In general, I am a fan of the jukebox musical. Sure, they’re imperfect. But more often than not, I learn about the history of the musician or band, I gain a fuller appreciation for the art and artist(s), and I leave inspired to read, watch, and listen to understand even more. I didn’t know much of Tina Turner’s story besides her chart-topping hits and that she had a difficult personal life. My main criticism is that this show is only about Tina Turner. Now, that probably seems obvious, but hear me out…The framework of the show is so focused on Tina that you don’t really care about anyone else in the story (her mother, manager, husband, lover, children…). Characters are de-complicated and depicted as either good or bad, simplified to bullet points in Tina’s story rather than as comparably complex humans with strengths, flaws, passions, and purpose. Of course, this musical is about Tina Turner. But without making meaning of the relationships as anything more than stepping stones, it really all feels like “Tina against the world.” And then again…maybe that is intentional.
Anthony van Laast’s choreography is vibrant, captivating, and tracks the evolution of Tina Turner through her movement vocabulary. This aligns with his dynamic and distinctive work on prior shows like Sister Act, Joseph…, Mamma Mia!, and Bombay Dreams. Again—and perhaps this too is intentional—Tina’s energy and sparkle are so unmatched that you don’t watch anyone else. When I took my eyes away from Tina (played that evening by the bewitching Kayla Davion) to focus on her backup girls, it felt like they were marking only because Tina’s power was revved up to 200%.
Were the show not such a marathon for Tina, I would have cut some of the dialogue and incidental songs for more big concert moments. The audience was completely mesmerized by these concert scenes. With the show produced by Tina Turner herself (and, of course, a team of other players), the namesake performances have her stamp of approval. And with Tina retired from the stage (now 82 years old) Tina: The Musical affords audiences of different generations and backgrounds the opportunity to experience Tina Turner—well, something different but still magical—and her story live in essentially in her own words.

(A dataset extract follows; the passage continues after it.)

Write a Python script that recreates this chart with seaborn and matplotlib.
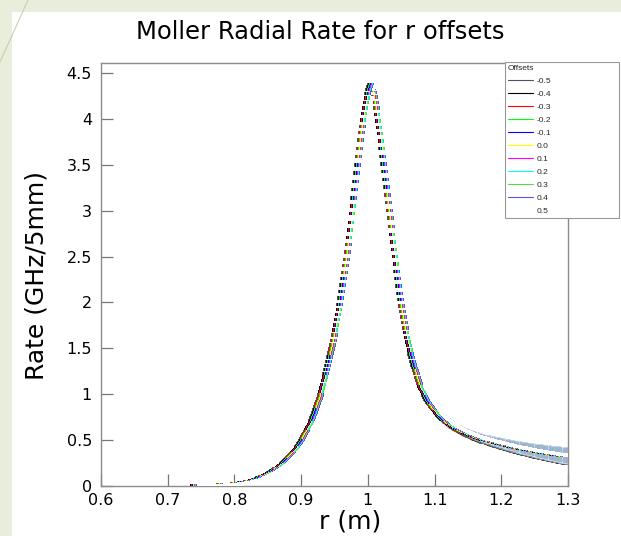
import numpy as np
import pandas as pd
import matplotlib
matplotlib.use("Agg")
import matplotlib.pyplot as plt
from matplotlib.lines import Line2D
from matplotlib.patches import Rectangle
import seaborn as sns

# ---------------- data ----------------
offsets = [-0.5, -0.4, -0.3, -0.2, -0.1, 0.0, 0.1, 0.2, 0.3, 0.4, 0.5]   # r offsets (cm)
offset_labels = ["-0.5", "-0.4", "-0.3", "-0.2", "-0.1", "0.0", "0.1", "0.2", "0.3", "0.4", "0.5"]
colors = ["#5a4a6a", "#000000", "#ff0000", "#00ff00", "#0000ff", "#ffff00",
          "#ff00ff", "#00ffff", "#59d454", "#5954d8", "#ffffff"]

# histogram: 500 bins over 0.6-1.3 m; bins 100..499 (r >= 0.74 m) are filled
bin_index = np.arange(100, 500)
rate_base = [
    0.002, 0.002, 0.002, 0.002, 0.003, 0.003, 0.003, 0.003, 0.003, 0.003,
    0.003, 0.004, 0.004, 0.004, 0.004, 0.004, 0.005, 0.005, 0.005, 0.005,
    0.006, 0.006, 0.006, 0.007, 0.007, 0.007, 0.008, 0.008, 0.009, 0.009,
    0.010, 0.010, 0.011, 0.011, 0.012, 0.013, 0.014, 0.015, 0.016, 0.017,
    0.017, 0.018, 0.019, 0.020, 0.021, 0.023, 0.024, 0.025, 0.027, 0.028,
    0.030, 0.031, 0.033, 0.035, 0.037, 0.038, 0.040, 0.042, 0.044, 0.046,
    0.049, 0.052, 0.054, 0.057, 0.060, 0.063, 0.066, 0.070, 0.074, 0.078,
    0.085, 0.089, 0.093, 0.097, 0.101, 0.106, 0.110, 0.115, 0.120, 0.126,
    0.131, 0.137, 0.143, 0.149, 0.156, 0.162, 0.169, 0.176, 0.184, 0.191,
    0.193, 0.201, 0.209, 0.217, 0.226, 0.235, 0.244, 0.254, 0.264, 0.275,
    0.283, 0.293, 0.303, 0.314, 0.325, 0.336, 0.348, 0.360, 0.373, 0.386,
    0.399, 0.413, 0.428, 0.443, 0.460, 0.477, 0.495, 0.514, 0.534, 0.554,
    0.572, 0.590, 0.610, 0.630, 0.651, 0.672, 0.694, 0.716, 0.739, 0.763,
    0.800, 0.830, 0.861, 0.892, 0.923, 0.955, 0.990, 1.030, 1.068, 1.108,
    1.148, 1.188, 1.228, 1.270, 1.314, 1.359, 1.404, 1.449, 1.494, 1.538,
    1.588, 1.644, 1.700, 1.756, 1.812, 1.868, 1.924, 1.980, 2.050, 2.120,
    2.190, 2.260, 2.330, 2.400, 2.470, 2.550, 2.630, 2.710, 2.790, 2.870,
    2.970, 3.050, 3.140, 3.230, 3.320, 3.410, 3.500, 3.590, 3.680, 3.770,
    3.850, 3.920, 3.990, 4.060, 4.120, 4.180, 4.230, 4.280, 4.320, 4.350,
    4.370, 4.360, 4.330, 4.290, 4.240, 4.180, 4.120, 4.050, 3.980, 3.910,
    3.840, 3.760, 3.680, 3.590, 3.510, 3.430, 3.340, 3.260, 3.170, 3.090,
    3.000, 2.920, 2.830, 2.740, 2.660, 2.580, 2.500, 2.420, 2.340, 2.260,
    2.180, 2.100, 2.030, 1.960, 1.900, 1.840, 1.780, 1.720, 1.670, 1.620,
    1.570, 1.530, 1.480, 1.440, 1.400, 1.360, 1.320, 1.290, 1.260, 1.230,
    1.180, 1.150, 1.120, 1.090, 1.070, 1.050, 1.030, 1.010, 0.990, 0.970,
    0.945, 0.930, 0.915, 0.900, 0.886, 0.872, 0.858, 0.845, 0.832, 0.820,
    0.808, 0.796, 0.783, 0.770, 0.758, 0.749, 0.740, 0.731, 0.722, 0.714,
    0.706, 0.698, 0.691, 0.684, 0.677, 0.670, 0.663, 0.656, 0.649, 0.642,
    0.637, 0.631, 0.626, 0.620, 0.615, 0.609, 0.604, 0.599, 0.595, 0.591,
    0.587, 0.582, 0.578, 0.574, 0.570, 0.566, 0.562, 0.558, 0.554, 0.550,
    0.545, 0.541, 0.538, 0.534, 0.531, 0.527, 0.524, 0.521, 0.517, 0.514,
    0.515, 0.512, 0.509, 0.506, 0.503, 0.500, 0.497, 0.494, 0.491, 0.488,
    0.486, 0.483, 0.480, 0.478, 0.475, 0.472, 0.470, 0.467, 0.465, 0.462,
    0.460, 0.457, 0.455, 0.452, 0.450, 0.447, 0.445, 0.442, 0.440, 0.437,
    0.435, 0.433, 0.431, 0.429, 0.427, 0.424, 0.422, 0.420, 0.418, 0.416,
    0.414, 0.412, 0.410, 0.408, 0.406, 0.404, 0.402, 0.400, 0.398, 0.396,
    0.394, 0.392, 0.390, 0.388, 0.386, 0.384, 0.383, 0.381, 0.379, 0.377,
    0.375, 0.373, 0.372, 0.370, 0.368, 0.366, 0.365, 0.363, 0.361, 0.360,
    0.358, 0.356, 0.355, 0.353, 0.352, 0.350, 0.349, 0.347, 0.346, 0.344,
    0.343, 0.341, 0.340, 0.339, 0.337, 0.336, 0.335, 0.333, 0.332, 0.331,
]
rate_err = [0.0] * 250 + [
    0.012, 0.013, 0.013, 0.014, 0.014, 0.015, 0.015, 0.016, 0.016, 0.017,
    0.018, 0.018, 0.019, 0.019, 0.020, 0.020, 0.021, 0.021, 0.022, 0.022,
    0.023, 0.023, 0.024, 0.024, 0.025, 0.026, 0.026, 0.027, 0.027, 0.028,
    0.028, 0.029, 0.029, 0.030, 0.030, 0.031, 0.031, 0.032, 0.032, 0.033,
    0.034, 0.034, 0.035, 0.035, 0.036, 0.036, 0.037, 0.037, 0.038, 0.038,
    0.039, 0.039, 0.040, 0.040, 0.041, 0.042, 0.042, 0.043, 0.043, 0.044,
    0.044, 0.045, 0.045, 0.046, 0.046, 0.047, 0.047, 0.048, 0.048, 0.049,
    0.050, 0.050, 0.051, 0.051, 0.052, 0.052, 0.053, 0.053, 0.054, 0.054,
    0.055, 0.055, 0.056, 0.056, 0.057, 0.058, 0.058, 0.059, 0.059, 0.060,
    0.060, 0.061, 0.061, 0.062, 0.062, 0.063, 0.063, 0.064, 0.064, 0.065,
    0.066, 0.066, 0.067, 0.067, 0.068, 0.068, 0.069, 0.069, 0.070, 0.070,
    0.071, 0.071, 0.072, 0.072, 0.073, 0.074, 0.074, 0.075, 0.075, 0.076,
    0.076, 0.077, 0.077, 0.078, 0.078, 0.079, 0.079, 0.080, 0.080, 0.081,
    0.082, 0.082, 0.083, 0.083, 0.084, 0.084, 0.085, 0.085, 0.086, 0.086,
    0.087, 0.087, 0.088, 0.088, 0.089, 0.090, 0.090, 0.091, 0.091, 0.092,
]

R_MIN, BIN_W = 0.6, 0.0014
rows = []
for off, lab in zip(offsets, offset_labels):
    for k, v, e in zip(bin_index, rate_base, rate_err):
        r = R_MIN + BIN_W * (k + 0.5) + off / 100.0
        rows.append({"r": r, "rate": v, "err": e, "offset": lab})
df = pd.DataFrame(rows)

# ---------------- figure ----------------
sns.set_theme(style="white")
plt.rcParams["font.family"] = ["DejaVu Sans"]

W, H = 621, 536
fig = plt.figure(figsize=(W / 100, H / 100), dpi=100, facecolor="#e9eddc")
fig.patches.append(Rectangle((12 / W, 0), 1, 1 - 12 / H, transform=fig.transFigure,
                             facecolor="white", edgecolor="none", zorder=-5))
fig.lines.append(Line2D([0 / W, 28 / W], [1 - 62 / H, 1 - 0 / H], transform=fig.transFigure,
                        color="#c9cfb4", lw=0.8, zorder=-4))

ax = fig.add_axes([101 / W, 1 - 486 / H, (568 - 101) / W, (486 - 63) / H])
ax.set_facecolor("white")
ax.set_zorder(1)

palette = dict(zip(offset_labels, colors))
for lab in offset_labels:
    sub = df[df["offset"] == lab]
    tail = sub[sub["err"] > 0]
    ax.errorbar(tail["r"], tail["rate"], yerr=tail["err"], fmt="none",
                ecolor=palette[lab], elinewidth=0.5, capsize=0.9, capthick=0.5,
                alpha=0.55, zorder=2)
sns.scatterplot(data=df, x="r", y="rate", hue="offset", hue_order=offset_labels,
                palette=palette, marker="s", s=6, linewidth=0,
                legend=False, ax=ax, zorder=3)

ax.set_xlim(0.6, 1.3)
ax.set_ylim(0, 4.61)
ax.set_xticks(np.arange(0.6, 1.301, 0.1))
ax.set_xticklabels(["0.6", "0.7", "0.8", "0.9", "1", "1.1", "1.2", "1.3"])
ax.set_xticks(np.arange(0.6, 1.301, 0.02), minor=True)
ax.set_yticks(np.arange(0, 4.51, 0.5))
ax.set_yticklabels(["0", "0.5", "1", "1.5", "2", "2.5", "3", "3.5", "4", "4.5"])
ax.set_yticks(np.arange(0, 4.61, 0.1), minor=True)
ax.tick_params(axis="both", which="both", direction="in", color="#777777",
               labelsize=11.5, labelcolor="black")
ax.tick_params(axis="both", which="major", length=8.5, width=0.9)
ax.tick_params(axis="both", which="minor", length=4.3, width=0.9)
ax.tick_params(axis="y", pad=6.5)
ax.tick_params(axis="x", pad=5)
ax.tick_params(left=True, bottom=True, top=False, right=False)
for s in ax.spines.values():
    s.set_color("#8a8a8a")
    s.set_linewidth(1.0)
ax.set_xlabel("")
ax.set_ylabel("")

fig.text(350 / W, 1 - 522 / H, "r (m)", ha="center", va="center", fontsize=18,
         color="black")
fig.text(37 / W, 1 - 276 / H, "Rate (GHz/5mm)", ha="center", va="center", fontsize=18,
         rotation=90, color="black")
fig.text(320 / W, 1 - 32 / H, "Moller Radial Rate for r offsets", ha="center", va="center",
         fontsize=17.5, color="black")

handles = [Line2D([0], [0], color=c, lw=0.8) for c in colors]
leg = fig.legend(handles, offset_labels, loc="upper left",
                 bbox_to_anchor=(505 / W, 1 - 62 / H - 0.01, (619 - 505) / W, 0.01),
                 mode="expand", title="Offsets", alignment="left",
                 prop={"family": "Liberation Sans", "size": 6},
                 title_fontproperties={"family": "Liberation Sans", "size": 6},
                 frameon=True, fancybox=False,
                 edgecolor="#999999", framealpha=1, handlelength=3.0,
                 handletextpad=0.4, labelspacing=0.62, borderpad=0.35,
                 borderaxespad=0)
leg.get_frame().set_linewidth(0.8)
leg.set_zorder(5)

fig.savefig("out.png", dpi=100, facecolor=fig.get_facecolor())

I loved every minute of the dancing in Tina. It reminds me that there is no one way women (or anyone for that matter) have to move in order to be beautiful or strong or sexy. There is power in being grounded with a wide stance and soft knees rather than tightly pulled up as if you’d blow over with a tiny gust of wind. There is honesty in initiating movement from one’s center (both physically and spiritually) instead of hitting a perfect position or pose. There is tremendous freedom to move in ways that might not always turn out picture-perfect pretty. What agency does that give to women—to anyone for that matter? How does this parallel the supposed superiority of Western dance forms, the gender roles still so embedded in this art, and the dichotomy of elite versus street styles even today. I’m not bashing any genre of dance. There is something so elegant and strong and striking in a showgirl bevel, a pointed and winged foot, perfect precision choreography. But there is also something relieving and empowering in breaking that all down.